── SOURCE DATA
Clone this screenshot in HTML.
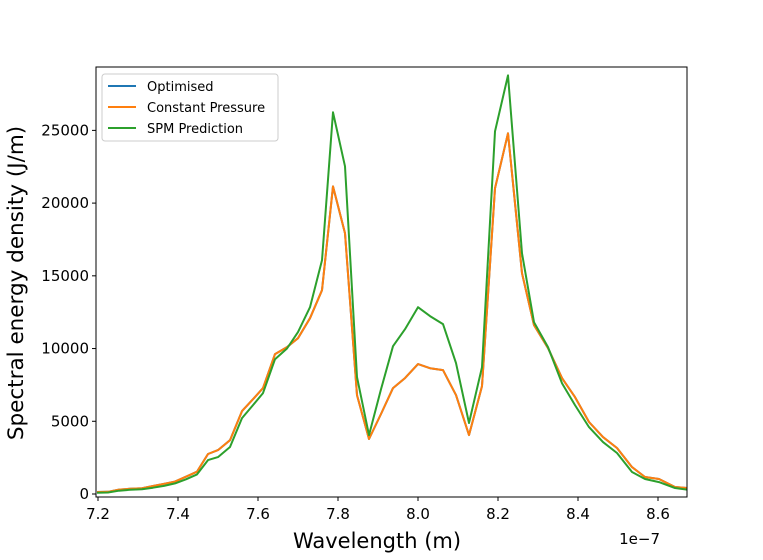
<!DOCTYPE html>
<html><head><meta charset="utf-8"><style>
body{margin:0;background:#fff;}
svg{display:block;font-family:"DejaVu Sans","Liberation Sans",sans-serif;}
</style></head><body>
<svg id="chart" width="763" height="560" xmlns="http://www.w3.org/2000/svg">
<rect width="763" height="560" fill="#fff"/>
<g id="plot"></g>
<g id="axes"></g>
<g>
<rect x="102" y="74" width="176" height="67" rx="3" fill="#fff" fill-opacity="0.8" stroke="#ccc"/>
<line x1="108" y1="86" x2="136" y2="86" stroke="#1f77b4" stroke-width="2"/>
<text x="147" y="91" font-size="13">Optimised</text>
<line x1="108" y1="107" x2="136" y2="107" stroke="#ff7f0e" stroke-width="2"/>
<text x="147" y="112" font-size="13">Constant Pressure</text>
<line x1="108" y1="128" x2="136" y2="128" stroke="#2ca02c" stroke-width="2"/>
<text x="147" y="133" font-size="13">SPM Prediction</text>
</g>
<text x="377" y="548" font-size="21" text-anchor="middle">Wavelength (m)</text>
<text x="660" y="544" font-size="15" text-anchor="end">1e−7</text>
<text transform="translate(23,283) rotate(-90)" font-size="21.5" text-anchor="middle">Spectral energy density (J/m)</text>
</svg>
<script>
const wavelengths=[7.1975,7.225,7.2525,7.28,7.31,7.3375,7.365,7.3925,7.42,7.4475,7.475,7.5,7.53,7.56,7.5875,7.6125,7.6425,7.6725,7.7,7.73,7.76,7.7875,7.8175,7.8475,7.8775,7.9075,7.9375,7.9675,8.0,8.03,8.0625,8.095,8.1275,8.16,8.1925,8.225,8.26,8.29,8.325,8.36,8.3925,8.4275,8.4625,8.4975,8.535,8.5675,8.6025,8.6425,8.6725];
const optimised=[140,150,300,360,400,550,700,850,1190,1530,2750,3020,3700,5700,6520,7280,9620,10100,10710,12090,14010,21150,17930,6800,3780,5500,7280,7970,8930,8650,8520,6800,4050,7420,21020,24800,15180,11610,10030,7970,6660,4950,3910,3160,1850,1170,1030,480,410];
const constantPressure=[140,150,300,360,400,550,700,850,1190,1530,2750,3020,3700,5700,6520,7280,9620,10100,10710,12090,14010,21150,17930,6800,3780,5500,7280,7970,8930,8650,8520,6800,4050,7420,21020,24800,15180,11610,10030,7970,6660,4950,3910,3160,1850,1170,1030,480,410];
const spmPrediction=[90,100,230,290,330,430,560,730,1010,1350,2330,2540,3230,5220,6110,6940,9270,10000,11130,12840,16070,26240,22530,8040,4050,7200,10160,11330,12840,12230,11680,9000,4880,8720,24930,28780,16550,11810,10100,7620,6110,4600,3570,2820,1510,1030,820,410,300];
const xTicks=[7.2,7.4,7.6,7.8,8.0,8.2,8.4,8.6];
const xTickLabels=["7.2","7.4","7.6","7.8","8.0","8.2","8.4","8.6"];
const yTicks=[0,5000,10000,15000,20000,25000];
const yTickLabels=["0","5000","10000","15000","20000","25000"];

const NS="http://www.w3.org/2000/svg";
const L=96,R=687,T=67,B=497;
function xs(v){return 98+(v-7.2)*400;}
function ys(v){return 494-v*0.014545;}
function mk(tag,attrs,parent){const e=document.createElementNS(NS,tag);for(const k in attrs)e.setAttribute(k,attrs[k]);parent.appendChild(e);return e;}
const plot=document.getElementById('plot');
const axes=document.getElementById('axes');
const cp=mk('clipPath',{id:'clip'},plot);
mk('rect',{x:L,y:T,width:R-L,height:B-T},cp);
function line(vals,color,name){
  const d=vals.map((v,i)=>(i?'L':'M')+xs(wavelengths[i]).toFixed(1)+','+ys(v).toFixed(1)).join(' ');
  const p=mk('path',{d:d,fill:'none',stroke:color,'stroke-width':2,'stroke-linejoin':'round','clip-path':'url(#clip)'},plot);
  
  
}
line(optimised,'#1f77b4','series-optimised');
line(constantPressure,'#ff7f0e','series-constant-pressure');
line(spmPrediction,'#2ca02c','series-spm-prediction');
const frame=mk('rect',{x:L,y:T,width:R-L,height:B-T,fill:'none',stroke:'#000','stroke-width':1},axes);


xTicks.forEach((t,i)=>{
  const x=xs(t);
  const tk=mk('line',{x1:x,y1:B,x2:x,y2:B+4,stroke:'#000'},axes);
  
  
  const tx=mk('text',{x:x,y:B+22,'font-size':15,'text-anchor':'middle'},axes);
  tx.textContent=xTickLabels[i];
  
  
});
yTicks.forEach((t,i)=>{
  const y=ys(t);
  const tk=mk('line',{x1:L-4,y1:y,x2:L,y2:y,stroke:'#000'},axes);
  
  
  const tx=mk('text',{x:L-7,y:y+5,'font-size':15,'text-anchor':'end'},axes);
  tx.textContent=yTickLabels[i];
  
  
});
</script>
</body></html>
────
Each line of the material must be retyped exactly, except that images are omitted.

Clone this screenshot in HTML.
<!DOCTYPE html>
<html><head><meta charset="utf-8"><style>
body{margin:0;background:#fff;}
svg{display:block;font-family:"DejaVu Sans","Liberation Sans",sans-serif;}
</style></head><body>
<svg id="chart" width="763" height="560" xmlns="http://www.w3.org/2000/svg">
<rect width="763" height="560" fill="#fff"/>
<g id="plot"></g>
<g id="axes"></g>
<g>
<rect x="102" y="74" width="176" height="67" rx="3" fill="#fff" fill-opacity="0.8" stroke="#ccc"/>
<line x1="108" y1="86" x2="136" y2="86" stroke="#1f77b4" stroke-width="2"/>
<text x="147" y="91" font-size="13">Optimised</text>
<line x1="108" y1="107" x2="136" y2="107" stroke="#ff7f0e" stroke-width="2"/>
<text x="147" y="112" font-size="13">Constant Pressure</text>
<line x1="108" y1="128" x2="136" y2="128" stroke="#2ca02c" stroke-width="2"/>
<text x="147" y="133" font-size="13">SPM Prediction</text>
</g>
<text x="377" y="548" font-size="21" text-anchor="middle">Wavelength (m)</text>
<text x="660" y="544" font-size="15" text-anchor="end">1e−7</text>
<text transform="translate(23,283) rotate(-90)" font-size="21.5" text-anchor="middle">Spectral energy density (J/m)</text>
</svg>
<script>
const wavelengths=[7.1975,7.225,7.2525,7.28,7.31,7.3375,7.365,7.3925,7.42,7.4475,7.475,7.5,7.53,7.56,7.5875,7.6125,7.6425,7.6725,7.7,7.73,7.76,7.7875,7.8175,7.8475,7.8775,7.9075,7.9375,7.9675,8.0,8.03,8.0625,8.095,8.1275,8.16,8.1925,8.225,8.26,8.29,8.325,8.36,8.3925,8.4275,8.4625,8.4975,8.535,8.5675,8.6025,8.6425,8.6725];
const optimised=[140,150,300,360,400,550,700,850,1190,1530,2750,3020,3700,5700,6520,7280,9620,10100,10710,12090,14010,21150,17930,6800,3780,5500,7280,7970,8930,8650,8520,6800,4050,7420,21020,24800,15180,11610,10030,7970,6660,4950,3910,3160,1850,1170,1030,480,410];
const constantPressure=[140,150,300,360,400,550,700,850,1190,1530,2750,3020,3700,5700,6520,7280,9620,10100,10710,12090,14010,21150,17930,6800,3780,5500,7280,7970,8930,8650,8520,6800,4050,7420,21020,24800,15180,11610,10030,7970,6660,4950,3910,3160,1850,1170,1030,480,410];
const spmPrediction=[90,100,230,290,330,430,560,730,1010,1350,2330,2540,3230,5220,6110,6940,9270,10000,11130,12840,16070,26240,22530,8040,4050,7200,10160,11330,12840,12230,11680,9000,4880,8720,24930,28780,16550,11810,10100,7620,6110,4600,3570,2820,1510,1030,820,410,300];
const xTicks=[7.2,7.4,7.6,7.8,8.0,8.2,8.4,8.6];
const xTickLabels=["7.2","7.4","7.6","7.8","8.0","8.2","8.4","8.6"];
const yTicks=[0,5000,10000,15000,20000,25000];
const yTickLabels=["0","5000","10000","15000","20000","25000"];

const NS="http://www.w3.org/2000/svg";
const L=96,R=687,T=67,B=497;
function xs(v){return 98+(v-7.2)*400;}
function ys(v){return 494-v*0.014545;}
function mk(tag,attrs,parent){const e=document.createElementNS(NS,tag);for(const k in attrs)e.setAttribute(k,attrs[k]);parent.appendChild(e);return e;}
const plot=document.getElementById('plot');
const axes=document.getElementById('axes');
const cp=mk('clipPath',{id:'clip'},plot);
mk('rect',{x:L,y:T,width:R-L,height:B-T},cp);
function line(vals,color,name){
  const d=vals.map((v,i)=>(i?'L':'M')+xs(wavelengths[i]).toFixed(1)+','+ys(v).toFixed(1)).join(' ');
  const p=mk('path',{d:d,fill:'none',stroke:color,'stroke-width':2,'stroke-linejoin':'round','clip-path':'url(#clip)'},plot);
  
  
}
line(optimised,'#1f77b4','series-optimised');
line(constantPressure,'#ff7f0e','series-constant-pressure');
line(spmPrediction,'#2ca02c','series-spm-prediction');
const frame=mk('rect',{x:L,y:T,width:R-L,height:B-T,fill:'none',stroke:'#000','stroke-width':1},axes);


xTicks.forEach((t,i)=>{
  const x=xs(t);
  const tk=mk('line',{x1:x,y1:B,x2:x,y2:B+4,stroke:'#000'},axes);
  
  
  const tx=mk('text',{x:x,y:B+22,'font-size':15,'text-anchor':'middle'},axes);
  tx.textContent=xTickLabels[i];
  
  
});
yTicks.forEach((t,i)=>{
  const y=ys(t);
  const tk=mk('line',{x1:L-4,y1:y,x2:L,y2:y,stroke:'#000'},axes);
  
  
  const tx=mk('text',{x:L-7,y:y+5,'font-size':15,'text-anchor':'end'},axes);
  tx.textContent=yTickLabels[i];
  
  
});
</script>
</body></html>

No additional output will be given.